總和 (sum)：與前一篇文章相同，計算當月的總出貨量。
最大值 (max) ：找出最新的出貨日期，使用 max 方法。
一般數學計算：計算總收入，將出貨量和單價相乘後求和。
平均值 (mean)：計算平均運輸成本，使用 mean 方法。
最大值 (max)：找出了最大的單次出貨數量，再次使用 max 方法。

其他可能的更新方式

除了上述方法，還有許多其他可能的更新方式，例如：

最小值 (min)：例如，找出最早的出貨日期或最小的單次出貨數量。
計數 (count)：計算符合某條件的列數，例如matching_rows['ship_qty'].gt(3).sum() 可以計算出貨數量大於 3 的列數。
第一個或最後一個值：使用 iloc 來獲取第一個 (iloc[0]) 或最後一個 (iloc[-1]) 匹配資料列的某個值。
條件更新：基於某些條件來決定如何更新，例如：

if matching_rows['ship_qty'].sum() > 10:
    order_df.at[index, 'status'] = 'High Volume'
else:
    order_df.at[index, 'status'] = 'Normal'

考慮 iterrows 的執行效率

雖然 iterrows 方法能用靈活更新 DataFrame，但對於大型 DataFrame，它可能不是最有效率的選擇。因此在使用 iterrows 方法前，記得先考慮使用 apply 方法或其他向量化操作。例如，可以使用 apply 方法優化總收入的計算方式：

def calculate_revenue(order_id):
    mask = current_month_shipment_df['order_id'] == order_id
    matching_rows = current_month_shipment_df[mask]
    return (matching_rows['ship_qty'] * matching_rows['unit_price']).sum()

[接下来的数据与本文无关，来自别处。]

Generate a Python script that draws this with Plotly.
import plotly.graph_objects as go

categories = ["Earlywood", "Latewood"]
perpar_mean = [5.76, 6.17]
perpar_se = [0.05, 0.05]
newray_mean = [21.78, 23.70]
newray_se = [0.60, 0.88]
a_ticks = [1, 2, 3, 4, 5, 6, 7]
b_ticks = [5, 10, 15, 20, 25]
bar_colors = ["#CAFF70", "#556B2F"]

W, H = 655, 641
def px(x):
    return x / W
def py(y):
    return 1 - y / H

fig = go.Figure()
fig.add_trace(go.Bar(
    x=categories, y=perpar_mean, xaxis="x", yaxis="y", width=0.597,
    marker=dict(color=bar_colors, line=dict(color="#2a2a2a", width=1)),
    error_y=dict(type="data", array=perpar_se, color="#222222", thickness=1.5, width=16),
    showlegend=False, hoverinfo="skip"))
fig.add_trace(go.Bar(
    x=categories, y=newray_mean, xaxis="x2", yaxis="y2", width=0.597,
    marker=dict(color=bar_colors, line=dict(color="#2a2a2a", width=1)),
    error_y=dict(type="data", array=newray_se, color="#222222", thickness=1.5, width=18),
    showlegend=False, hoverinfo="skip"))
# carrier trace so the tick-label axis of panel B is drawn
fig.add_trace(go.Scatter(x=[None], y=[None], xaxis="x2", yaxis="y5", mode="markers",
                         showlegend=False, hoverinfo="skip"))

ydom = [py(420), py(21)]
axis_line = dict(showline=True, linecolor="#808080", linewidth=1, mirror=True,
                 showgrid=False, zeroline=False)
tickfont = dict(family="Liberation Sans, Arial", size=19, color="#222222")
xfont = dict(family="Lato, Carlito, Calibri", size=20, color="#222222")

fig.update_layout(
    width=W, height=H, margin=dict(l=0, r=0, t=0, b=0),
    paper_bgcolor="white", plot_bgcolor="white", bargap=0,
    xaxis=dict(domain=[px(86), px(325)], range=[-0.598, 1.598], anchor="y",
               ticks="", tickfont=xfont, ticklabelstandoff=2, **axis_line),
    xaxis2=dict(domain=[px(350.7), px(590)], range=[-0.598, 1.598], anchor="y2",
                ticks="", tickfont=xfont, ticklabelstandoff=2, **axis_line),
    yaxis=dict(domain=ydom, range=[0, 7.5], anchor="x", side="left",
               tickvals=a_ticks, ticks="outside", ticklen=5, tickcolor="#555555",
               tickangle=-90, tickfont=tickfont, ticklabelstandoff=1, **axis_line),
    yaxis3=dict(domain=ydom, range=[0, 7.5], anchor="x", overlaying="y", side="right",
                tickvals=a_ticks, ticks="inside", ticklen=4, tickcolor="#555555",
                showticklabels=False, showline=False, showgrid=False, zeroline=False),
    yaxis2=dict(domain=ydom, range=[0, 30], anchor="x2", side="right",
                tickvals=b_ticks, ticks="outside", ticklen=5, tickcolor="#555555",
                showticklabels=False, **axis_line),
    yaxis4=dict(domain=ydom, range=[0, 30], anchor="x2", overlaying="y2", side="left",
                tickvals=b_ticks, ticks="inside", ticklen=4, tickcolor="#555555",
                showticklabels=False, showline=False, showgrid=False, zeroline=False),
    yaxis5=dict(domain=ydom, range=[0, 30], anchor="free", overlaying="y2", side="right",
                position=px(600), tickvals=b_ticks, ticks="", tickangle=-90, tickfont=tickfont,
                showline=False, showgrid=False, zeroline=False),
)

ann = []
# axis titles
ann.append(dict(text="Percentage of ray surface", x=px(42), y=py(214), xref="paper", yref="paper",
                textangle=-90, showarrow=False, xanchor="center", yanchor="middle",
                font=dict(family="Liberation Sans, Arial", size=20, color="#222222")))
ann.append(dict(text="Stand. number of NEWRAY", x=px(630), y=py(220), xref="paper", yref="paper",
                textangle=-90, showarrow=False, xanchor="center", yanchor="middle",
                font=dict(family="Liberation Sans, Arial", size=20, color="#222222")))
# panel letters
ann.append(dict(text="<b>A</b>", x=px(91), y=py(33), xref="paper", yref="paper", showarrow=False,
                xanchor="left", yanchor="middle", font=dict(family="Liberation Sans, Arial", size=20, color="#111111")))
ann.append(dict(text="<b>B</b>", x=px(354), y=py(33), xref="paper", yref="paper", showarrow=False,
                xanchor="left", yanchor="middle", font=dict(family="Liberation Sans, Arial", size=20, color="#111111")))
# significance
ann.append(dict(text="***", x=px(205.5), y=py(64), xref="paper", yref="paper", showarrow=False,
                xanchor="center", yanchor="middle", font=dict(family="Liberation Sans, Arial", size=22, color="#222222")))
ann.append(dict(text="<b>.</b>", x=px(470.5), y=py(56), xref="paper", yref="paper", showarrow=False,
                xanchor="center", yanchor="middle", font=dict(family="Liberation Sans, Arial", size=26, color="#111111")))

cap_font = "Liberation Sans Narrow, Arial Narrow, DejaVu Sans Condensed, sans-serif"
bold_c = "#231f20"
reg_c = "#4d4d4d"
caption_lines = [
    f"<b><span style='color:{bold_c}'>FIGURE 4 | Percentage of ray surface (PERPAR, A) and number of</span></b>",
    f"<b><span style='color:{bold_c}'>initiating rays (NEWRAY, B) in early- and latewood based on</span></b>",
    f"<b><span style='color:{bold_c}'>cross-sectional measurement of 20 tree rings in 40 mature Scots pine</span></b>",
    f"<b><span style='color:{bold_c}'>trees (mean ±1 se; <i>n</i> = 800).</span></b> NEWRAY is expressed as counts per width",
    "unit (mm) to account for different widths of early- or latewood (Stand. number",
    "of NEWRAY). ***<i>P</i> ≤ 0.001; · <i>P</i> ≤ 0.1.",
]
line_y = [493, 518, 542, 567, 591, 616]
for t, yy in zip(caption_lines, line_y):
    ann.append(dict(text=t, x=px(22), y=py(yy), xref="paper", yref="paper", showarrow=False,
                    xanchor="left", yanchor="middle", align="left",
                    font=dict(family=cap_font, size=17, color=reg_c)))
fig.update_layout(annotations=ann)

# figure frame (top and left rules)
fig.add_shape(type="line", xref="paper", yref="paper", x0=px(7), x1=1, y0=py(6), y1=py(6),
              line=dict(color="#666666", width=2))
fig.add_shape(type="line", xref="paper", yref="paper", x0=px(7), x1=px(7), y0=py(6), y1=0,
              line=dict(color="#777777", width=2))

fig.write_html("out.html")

order_df['total_revenue'] = order_df['order_id'].apply(calculate_revenue)

apply 方法通常比使用 iterrows 方法更快，尤其對於大型 DataFrame。

總結

iterrows 方法讓使用者能實現各種複雜的數據更新。
常見的更新方法包括加總求和、求最大/最小值、計算平均值、條件更新等。對於每種更新操作，pandas 通常提供了對應方法，例如 sum()、 max()、mean() 等。
處理大型 DataFame 時，記得先考慮效率較高的方法。
依照具體的業務需求，可以組合使用多種更新方法以獲取所需的結果。